## REQUIRED WORK
Copy all the data exactly, except the pictures.

● ● ● ● ● ● ●

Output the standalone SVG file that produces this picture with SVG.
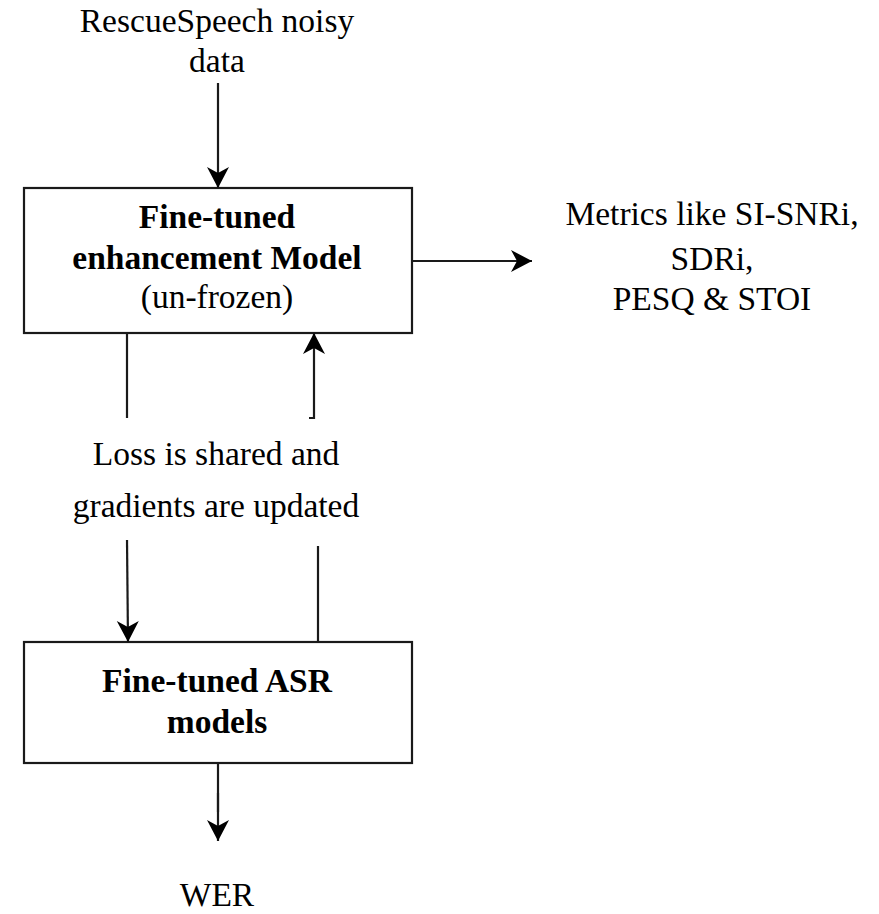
<svg xmlns="http://www.w3.org/2000/svg" width="879" height="914" viewBox="0 0 879 914">
  <style>
    .box { fill: #ffffff; stroke: #1a1a1a; stroke-width: 2.2; }
    .wire { fill: none; stroke: #1a1a1a; stroke-width: 2.2; }
    .t { font-family: "Liberation Serif", "Times New Roman", serif; font-size: 33.5px; fill: #000; text-anchor: middle; }
    .b { font-weight: bold; }
  </style>
  <defs>
    <marker id="arrow" markerUnits="userSpaceOnUse" markerWidth="26" markerHeight="26" viewBox="-23 -13 26 26" refX="0" refY="0" orient="auto">
      <path d="M0,0 L-21,-11 L-15,0 L-21,11 Z" fill="#000"/>
    </marker>
  </defs>
  <rect width="879" height="914" fill="#ffffff"/>

  <!-- input label -->
  <g id="input">
    <text class="t" x="217" y="32">RescueSpeech noisy</text>
    <text class="t" x="217" y="72">data</text>
  </g>

  <!-- enhancement model -->
  <g id="enhancement">
    <rect class="box" x="24" y="188" width="388" height="145"/>
    <text class="t b" x="217" y="228">Fine-tuned</text>
    <text class="t b" x="217" y="269">enhancement Model</text>
    <text class="t" x="217" y="308">(un-frozen)</text>
  </g>

  <!-- metrics label -->
  <g id="metrics">
    <text class="t" x="712" y="225">Metrics like SI-SNRi,</text>
    <text class="t" x="712" y="270">SDRi,</text>
    <text class="t" x="712" y="310">PESQ &amp; STOI</text>
  </g>

  <!-- loss label -->
  <g id="loss">
    <text class="t" x="216" y="465">Loss is shared and</text>
    <text class="t" x="216" y="517">gradients are updated</text>
  </g>

  <!-- ASR model -->
  <g id="asr">
    <rect class="box" x="24" y="642" width="388" height="121"/>
    <text class="t b" x="217" y="692">Fine-tuned ASR</text>
    <text class="t b" x="217" y="733">models</text>
  </g>

  <!-- output label -->
  <g id="wer">
    <text class="t" x="217" y="906">WER</text>
  </g>

  <!-- connectors -->
  <g id="connectors">
    <line class="wire" x1="218" y1="83" x2="218" y2="188" marker-end="url(#arrow)"/>
    <line class="wire" x1="412" y1="261" x2="532" y2="261" marker-end="url(#arrow)"/>
    <line class="wire" x1="127" y1="333" x2="127" y2="418"/>
    <path class="wire" d="M309,418 H314 V333" marker-end="url(#arrow)"/>
    <line class="wire" x1="127" y1="540" x2="128" y2="642" marker-end="url(#arrow)"/>
    <line class="wire" x1="318" y1="546" x2="318" y2="642"/>
    <line class="wire" x1="218" y1="763" x2="218" y2="841" marker-end="url(#arrow)"/>
    <line class="wire" x1="218" y1="793" x2="218" y2="812" stroke-width="3.6"/>
  </g>
</svg>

● ● ● ● ● ● ●

## SOLUTION FOR THIS TASK
Output the standalone SVG file that produces this picture with SVG.
<svg xmlns="http://www.w3.org/2000/svg" width="879" height="914" viewBox="0 0 879 914">
  <style>
    .box { fill: #ffffff; stroke: #1a1a1a; stroke-width: 2.2; }
    .wire { fill: none; stroke: #1a1a1a; stroke-width: 2.2; }
    .t { font-family: "Liberation Serif", "Times New Roman", serif; font-size: 33.5px; fill: #000; text-anchor: middle; }
    .b { font-weight: bold; }
  </style>
  <defs>
    <marker id="arrow" markerUnits="userSpaceOnUse" markerWidth="26" markerHeight="26" viewBox="-23 -13 26 26" refX="0" refY="0" orient="auto">
      <path d="M0,0 L-21,-11 L-15,0 L-21,11 Z" fill="#000"/>
    </marker>
  </defs>
  <rect width="879" height="914" fill="#ffffff"/>

  <!-- input label -->
  <g id="input">
    <text class="t" x="217" y="32">RescueSpeech noisy</text>
    <text class="t" x="217" y="72">data</text>
  </g>

  <!-- enhancement model -->
  <g id="enhancement">
    <rect class="box" x="24" y="188" width="388" height="145"/>
    <text class="t b" x="217" y="228">Fine-tuned</text>
    <text class="t b" x="217" y="269">enhancement Model</text>
    <text class="t" x="217" y="308">(un-frozen)</text>
  </g>

  <!-- metrics label -->
  <g id="metrics">
    <text class="t" x="712" y="225">Metrics like SI-SNRi,</text>
    <text class="t" x="712" y="270">SDRi,</text>
    <text class="t" x="712" y="310">PESQ &amp; STOI</text>
  </g>

  <!-- loss label -->
  <g id="loss">
    <text class="t" x="216" y="465">Loss is shared and</text>
    <text class="t" x="216" y="517">gradients are updated</text>
  </g>

  <!-- ASR model -->
  <g id="asr">
    <rect class="box" x="24" y="642" width="388" height="121"/>
    <text class="t b" x="217" y="692">Fine-tuned ASR</text>
    <text class="t b" x="217" y="733">models</text>
  </g>

  <!-- output label -->
  <g id="wer">
    <text class="t" x="217" y="906">WER</text>
  </g>

  <!-- connectors -->
  <g id="connectors">
    <line class="wire" x1="218" y1="83" x2="218" y2="188" marker-end="url(#arrow)"/>
    <line class="wire" x1="412" y1="261" x2="532" y2="261" marker-end="url(#arrow)"/>
    <line class="wire" x1="127" y1="333" x2="127" y2="418"/>
    <path class="wire" d="M309,418 H314 V333" marker-end="url(#arrow)"/>
    <line class="wire" x1="127" y1="540" x2="128" y2="642" marker-end="url(#arrow)"/>
    <line class="wire" x1="318" y1="546" x2="318" y2="642"/>
    <line class="wire" x1="218" y1="763" x2="218" y2="841" marker-end="url(#arrow)"/>
    <line class="wire" x1="218" y1="793" x2="218" y2="812" stroke-width="3.6"/>
  </g>
</svg>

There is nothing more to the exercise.